**Your instructions**.
Produce an exact copy of the lines below that run from the line containing "Output the LaTeX" to the line containing "(e2) at (317,191);", inclusive; any picture is omitted.

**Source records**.
+++
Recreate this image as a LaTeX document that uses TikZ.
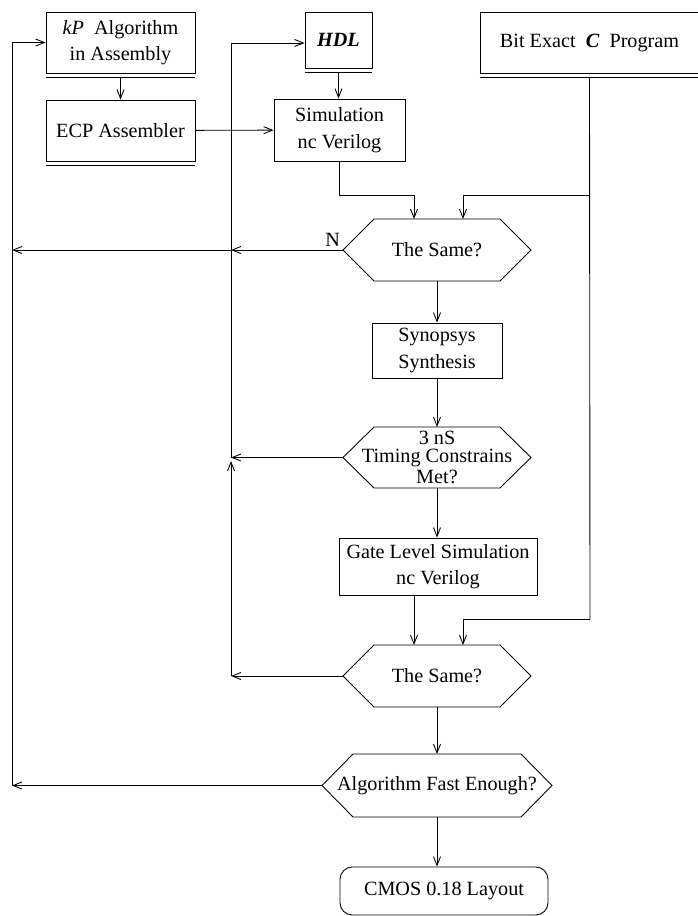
\documentclass[tikz,border=0pt]{standalone}
\usepackage{fontspec}
\setmainfont{Liberation Serif}
\usetikzlibrary{arrows.meta}

\begin{document}
\begin{tikzpicture}[x = 0.02cm, y = -0.02cm, line width = 0.5pt,
  >={Straight Barb[length=5pt, width=4pt]},
  every node/.style = {font=\fontsize{11.5}{15}\selectfont, inner sep=0pt, align=center},
  box/.style = {draw, rectangle},
  hexa/.style = {rectangle, minimum width=2.52cm, minimum height=1.24cm}]

\useasboundingbox (0, 0) rectangle (697, 916);

\node[box, minimum width=2.98cm, minimum height=1.22cm] (kp) at (120.5, 42.5) {\textit{kP}\ \ Algorithm\\in Assembly};
\node[box, minimum width=2.98cm, minimum height=1.22cm] (ecp) at (120.5, 130.5) {ECP Assembler};
\node[box, minimum width=1.34cm, minimum height=1.12cm] (hdl) at (338.5, 40) {\textbf{\textit{HDL}}};
\node[box, minimum width=4.38cm, minimum height=1.22cm] (cprog) at (589.5, 42.5) {Bit Exact\ \ \textbf{\textit{C}}\ \ Program};
\node[box, minimum width=2.62cm, minimum height=1.24cm] (sim) at (339.5, 130) {Simulation\\nc Verilog};

\node[hexa] (same1) at (437, 250) {The Same?};
\node[box, minimum width=2.6cm, minimum height=1.1cm] (syn) at (437, 350.5) {Synopsys\\Synthesis};
\node[hexa, minimum height=1.22cm] (timing) at (437, 457.5) {3 nS\\[-5pt]Timing Constrains\\[-3pt]Met?};
\node[box, minimum width=3.96cm, minimum height=1.14cm] (gate) at (438, 566.5) {Gate Level Simulation\\nc Verilog};
\node[hexa] (same2) at (437, 676) {The Same?};
\node[hexa, minimum height=1.26cm] (fast) at (437, 785.5) {Algorithm Fast Enough?};
\node[box, rounded corners=7pt, minimum width=4.16cm, minimum height=0.96cm] (cmos) at (444, 891) {CMOS 0.18 Layout};

% hexagon outlines: name / half width of flat top / half height
\foreach \h/\w/\t in {same1/1.26/0.62, timing/1.26/0.61, same2/1.26/0.62, fast/1.68/0.63} {
  \draw ([shift={(-\w cm, \t cm)}]\h.center) -- ([shift={(\w cm, \t cm)}]\h.center)
    -- ([shift={(\w cm + 0.62cm, 0)}]\h.center)
    -- ([shift={(\w cm, -\t cm)}]\h.center) -- ([shift={(-\w cm, -\t cm)}]\h.center)
    -- ([shift={(-\w cm - 0.62cm, 0)}]\h.center) -- cycle;
  \coordinate (\h-tip) at ([shift={(-\w cm - 0.62cm, 0)}]\h.center);
  \coordinate (\h-top) at ([yshift=\t cm]\h.center);
  \coordinate (\h-bot) at ([yshift=-\t cm]\h.center);
}

% double lines under the source boxes
\foreach \b in {kp, ecp, hdl, cprog}
  \draw ([yshift=-0.08cm]\b.south west) -- ([yshift=-0.08cm]\b.south east);

\node[above left, inner sep=1.5pt] (n) at (same1-tip) {N};

\coordinate (lbus) at (12, 0);
\coordinate (mbus) at (231, 0);
\coordinate (c1) at (590, 195);
\coordinate (c2) at (590, 619);
\coordinate (mup) at (231, 461);
\coordinate (s1in) at ([xshift=-0.46cm]same1-top);
\coordinate (s2in) at ([xshift=-0.46cm]same2-top);

\draw[->] ([yshift=-0.08cm]kp.south) -- (ecp.north);
\draw[->] ([yshift=-0.08cm]hdl.south) -- (hdl.south |- sim.north);
\draw[->] (ecp) -- (sim);
\draw[->] (sim.south) |- (s1in |- c1) -- (s1in);

\draw ([yshift=-0.08cm]cprog.south) -- (c2);
\draw[->] (c1) -| ([xshift=0.52cm]same1-top);
\draw[->] (c2) -| ([xshift=0.52cm]same2-top);

\draw[->] (same1-bot) -- (syn.north);
\draw[->] (syn.south) -- (timing-top);
\draw[->] (timing-bot) -- (timing-bot |- gate.north);
\draw[->] (gate.south -| s2in) -- (s2in);
\draw[->] (same2-bot) -- (fast-top);
\draw[->] (fast-bot) -- (fast-bot |- cmos.north);

\draw[->] (same1-tip) -- (same1-tip -| mbus);
\draw[->] (same1-tip -| mbus) -- (same1-tip -| lbus);
\draw[->] (timing-tip) -- (timing-tip -| mbus);
\draw[->] (same2-tip) -- (same2-tip -| mbus);
\draw[->] (same2-tip -| mbus) -- (mup);
\draw[->] (timing-tip -| mbus) |- ([yshift=-0.06cm]hdl.west);
\draw[->] (fast-tip) -- (fast-tip -| lbus);
\draw[->] (fast-tip -| lbus) |- (kp.west);
\end{tikzpicture}
\end{document}
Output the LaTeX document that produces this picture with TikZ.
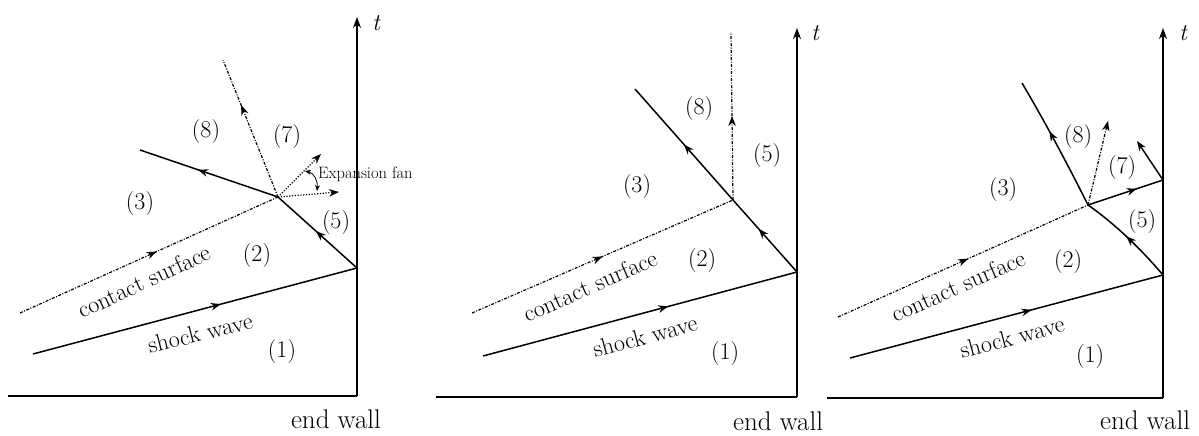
\documentclass[tikz,border=0pt]{standalone}
\usetikzlibrary{arrows.meta,decorations.markings}
\begin{document}
\begin{tikzpicture}[x=1pt,y=-1pt,
  wave/.style={line width=1.5pt},
  contact/.style={line width=1.2pt, dash pattern=on 3pt off 1.5pt on 1pt off 1.5pt},
  fanline/.style={line width=1.2pt, dash pattern=on 1.2pt off 1.6pt},
  axisline/.style={line width=1.6pt},
  axisarrow/.style={line width=1.6pt,-{Stealth[length=11pt,width=8pt]}},
  endtip/.style={-{Stealth[length=10pt,width=7.5pt]}},
  midarrow/.style={postaction={decorate,decoration={markings,mark=at position #1 with {\arrow{Stealth[length=10pt,width=7.5pt]}}}}},
  lbl/.style={font=\rmfamily\fontsize{24}{28}\selectfont, inner sep=0pt},
  wall/.style={font=\rmfamily\fontsize{27}{32}\selectfont, inner sep=0pt},
  tlbl/.style={font=\rmfamily\fontsize{24}{28}\selectfont\itshape, inner sep=0pt},
  small/.style={font=\rmfamily\fontsize{16.5}{19}\selectfont, inner sep=0pt, anchor=west},
]
\useasboundingbox (0,0) rectangle (1199,436);

% ================= Panel 1 =================
\coordinate (a0) at (357,396);
\coordinate (aL) at (8,396);
\coordinate (aT) at (357,17);
\coordinate (s0) at (33,354);
\coordinate (w1) at (357,268);
\coordinate (j1) at (278,197);
\coordinate (r1) at (140,150);
\coordinate (c0) at (20,313);
\coordinate (ct) at (223,60);
\coordinate (f1) at (321,154);
\coordinate (f2) at (339,192);
\coordinate (e1) at (305,171);
\coordinate (e2) at (317,191);

\draw[axisline] (aL) -- (a0);
\draw[axisarrow] (a0) -- (aT);
\node[tlbl] (t1) at (376,23) {t};
\draw[wave, midarrow=0.58] (s0) -- (w1);
\draw[wave, midarrow=0.52] (w1) -- (j1);
\draw[wave, midarrow=0.58] (j1) -- (r1);
\draw[contact, midarrow=0.53] (c0) -- (j1);
\draw[contact, midarrow=0.67] (j1) -- (ct);
\draw[fanline, endtip] (j1) -- (f1);
\draw[fanline, endtip] (j1) -- (f2);
\draw[line width=0.8pt, {Stealth[length=6pt,width=5pt]}-{Stealth[length=6pt,width=5pt]}] (e1) .. controls (314,173) and (318,181) .. (e2);
\node[small] (fan) at (318,174) {Expansion fan};
\node[lbl] (n8a) at (206,132) {(8)};
\node[lbl] (n7a) at (287,137) {(7)};
\node[lbl] (n3a) at (140,204) {(3)};
\node[lbl] (n5a) at (336,223) {(5)};
\node[lbl] (n2a) at (257,256) {(2)};
\node[lbl] (n1a) at (282,352) {(1)};
\node[lbl, rotate=25] (csa) at (144,281) {contact surface};
\node[lbl, rotate=14] (swa) at (200,333) {shock wave};
\node[wall] (ewa) at (336,419) {end wall};

% ================= Panel 2 =================
\coordinate (b0) at (797,397);
\coordinate (bL) at (436,397);
\coordinate (bT) at (797,28);
\coordinate (s2) at (483,356);
\coordinate (w2) at (797,272);
\coordinate (j2) at (733,200);
\coordinate (r2) at (635,89);
\coordinate (c2) at (472,313);
\coordinate (v2) at (731,32);

\draw[axisline] (bL) -- (b0);
\draw[axisarrow] (b0) -- (bT);
\node[tlbl] (t2) at (815,33) {t};
\draw[wave, midarrow=0.59] (s2) -- (w2);
\draw[wave, midarrow=0.6] (w2) -- (j2);
\draw[wave, midarrow=0.5] (j2) -- (r2);
\draw[contact, midarrow=0.5] (c2) -- (j2);
\draw[contact, midarrow=0.5] (j2) -- (v2);
\node[lbl] (n8b) at (699,109) {(8)};
\node[lbl] (n5b) at (767,156) {(5)};
\node[lbl] (n3b) at (637,187) {(3)};
\node[lbl] (n2b) at (702,261) {(2)};
\node[lbl] (n1b) at (725,354) {(1)};
\node[lbl, rotate=24] (csb) at (590,286) {contact surface};
\node[lbl, rotate=15] (swb) at (645,336) {shock wave};
\node[wall] (ewb) at (778,421) {end wall};

% ================= Panel 3 =================
\coordinate (d0) at (1163,398);
\coordinate (dL) at (827,398);
\coordinate (dT) at (1163,28);
\coordinate (s3) at (850,358);
\coordinate (w3) at (1163,275);
\coordinate (j3) at (1088,205);
\coordinate (r3) at (1022,83);
\coordinate (c3) at (838,317);
\coordinate (k3) at (1163,180);
\coordinate (q3) at (1137,141);
\coordinate (v3) at (1108,121);

\draw[axisline] (dL) -- (d0);
\draw[axisarrow] (d0) -- (dT);
\node[tlbl] (t3) at (1183,33) {t};
\draw[wave, midarrow=0.58] (s3) -- (w3);
\draw[wave, midarrow=0.52] (w3) .. controls (1140,248) and (1115,224) .. (j3);
\draw[wave, midarrow=0.6] (j3) .. controls (1067,163) and (1045,122) .. (r3);
\draw[wave, midarrow=0.65] (j3) -- (k3);
\draw[wave, endtip] (k3) -- (q3);
\draw[contact, endtip] (j3) -- (v3);
\draw[contact, midarrow=0.52] (c3) -- (j3);
\node[lbl] (n8c) at (1078,137) {(8)};
\node[lbl] (n7c) at (1122,168) {(7)};
\node[lbl] (n3c) at (1003,190) {(3)};
\node[lbl] (n5c) at (1142,222) {(5)};
\node[lbl] (n2c) at (1068,262) {(2)};
\node[lbl] (n1c) at (1090,357) {(1)};
\node[lbl, rotate=24] (csc) at (958,286) {contact surface};
\node[lbl, rotate=15] (swc) at (1012,337) {shock wave};
\node[wall] (ewc) at (1145,420) {end wall};
\end{tikzpicture}
\end{document}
+++
**Answer in full**.
Output the LaTeX document that produces this picture with TikZ.
\documentclass[tikz,border=0pt]{standalone}
\usetikzlibrary{arrows.meta,decorations.markings}
\begin{document}
\begin{tikzpicture}[x=1pt,y=-1pt,
  wave/.style={line width=1.5pt},
  contact/.style={line width=1.2pt, dash pattern=on 3pt off 1.5pt on 1pt off 1.5pt},
  fanline/.style={line width=1.2pt, dash pattern=on 1.2pt off 1.6pt},
  axisline/.style={line width=1.6pt},
  axisarrow/.style={line width=1.6pt,-{Stealth[length=11pt,width=8pt]}},
  endtip/.style={-{Stealth[length=10pt,width=7.5pt]}},
  midarrow/.style={postaction={decorate,decoration={markings,mark=at position #1 with {\arrow{Stealth[length=10pt,width=7.5pt]}}}}},
  lbl/.style={font=\rmfamily\fontsize{24}{28}\selectfont, inner sep=0pt},
  wall/.style={font=\rmfamily\fontsize{27}{32}\selectfont, inner sep=0pt},
  tlbl/.style={font=\rmfamily\fontsize{24}{28}\selectfont\itshape, inner sep=0pt},
  small/.style={font=\rmfamily\fontsize{16.5}{19}\selectfont, inner sep=0pt, anchor=west},
]
\useasboundingbox (0,0) rectangle (1199,436);

% ================= Panel 1 =================
\coordinate (a0) at (357,396);
\coordinate (aL) at (8,396);
\coordinate (aT) at (357,17);
\coordinate (s0) at (33,354);
\coordinate (w1) at (357,268);
\coordinate (j1) at (278,197);
\coordinate (r1) at (140,150);
\coordinate (c0) at (20,313);
\coordinate (ct) at (223,60);
\coordinate (f1) at (321,154);
\coordinate (f2) at (339,192);
\coordinate (e1) at (305,171);
\coordinate (e2) at (317,191);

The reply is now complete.